Das BAG konnte offenlassen, dass und ob ein Hauptbetrieb, dessen Vorliegen im zugrunde liegenden Fall von allen Beteiligten verneint worden war, vorlag:
Denn wenn ein Hauptbetrieb vorgelegen hätte, hätte gem. § 24 Abs. 3 WO für dessen Arbeitnehmer die Urnenwahl angeordnet werden müssen, weil die Voraussetzungen einer Briefwahl nicht vorlagen.
Aber selbst wenn es an einem Hauptbetrieb fehlte: Weil § 24 Abs. 3 WO die Anordnung der schriftlichen Stimmabgabe für den gesamten Betrieb nicht als Rechtsfolge vorsieht, sondern nur für Betriebsteile und Kleinstbetriebe, die räumlich weit vom Hauptbetrieb entfernt sind, kann dieses Ergebnis nicht durch eine analoge Anwendung der Regelung herbeigeführt werden.
Der Zuordnungstarifvertrag über vom BetrVG abweichende Betriebsratsstrukturen gem. § 3 BetrVG stellte dem BAG nach keine Ermächtigungsgrundlage dar, da dieser keine Regelungen zur schriftlichen Stimmabgabe enthielt.

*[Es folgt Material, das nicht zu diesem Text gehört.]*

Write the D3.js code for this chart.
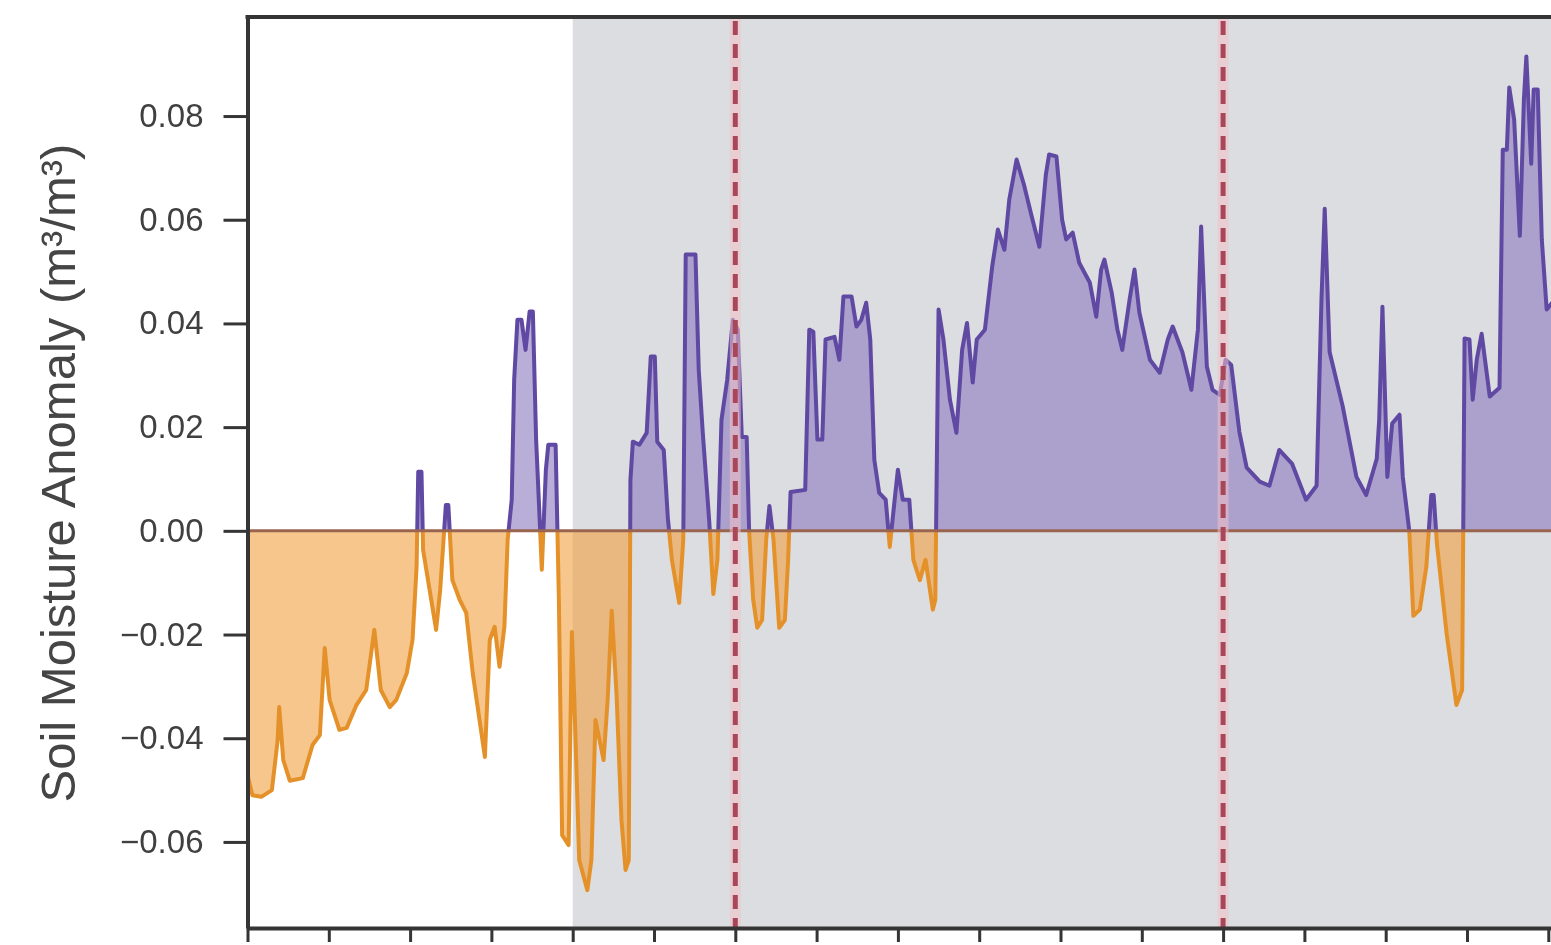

Das BAG ließ offen, ob den Tarifvertragsparteien nach § 3 Abs. 1 BetrVG überhaupt die Kompetenz eröffnet wäre, von § 24 WO abweichende Regelungen zu treffen oder im Rahmen einer Zusammenfassung von Betrieben nach § 3 Abs. 1 Nr. 1a) BetrVG einen Betriebsteil zum Hauptbetrieb i.S.v. § 24 Abs. 3 WO zu bestimmen:
Das BetrVG sähe eine solche Regelungsbefugnis nicht ausdrücklich vor, wobei die vom Betriebsrat und von der Arbeitgeberin vorgebrachten praktischen Schwierigkeiten bei der Durchführung einer Urnenwahl allerdings auf ein tatsächliches Bedürfnis für eine entsprechende Regelungskompetenz hinweisen mögen.
Das BetrVG ist immer noch „altmodisch“ und von dem Gedanken der Präsenz der Betriebsräte vor Ort sowie insoweit auch von Präsenz- bzw. Urnenwahl geprägt. Die in den meisten Unternehmen gelebte Kultur entspricht zwar schon lange nicht mehr dem Präsenzgedanken und „Vor Ort-Geschehen“, wie er dem BetrVG zugrunde liegt. Diese und überwiegend auch jegliche „Papierkultur“ sind weitestgehend abgeschafft. Das BetrVG spiegelt diese Unternehmenskultur aber nicht wieder.
Der Koalitionsvertrag von CDU, CSU und SPD sieht u.a. die Weiterentwicklung und Digitalisierung der betrieblichen Mitbestimmung vor und nennt etwa neben Online-Betriebsratssitzungen und Online-Betriebsversammlungen auch die Option, die Betriebsratswahl online durchzuführen. Ob ein solches Gesetzesvorhaben vor der nächsten regulären Betriebsratswahl 2026 umgesetzt wird, ist allerdings höchst fraglich.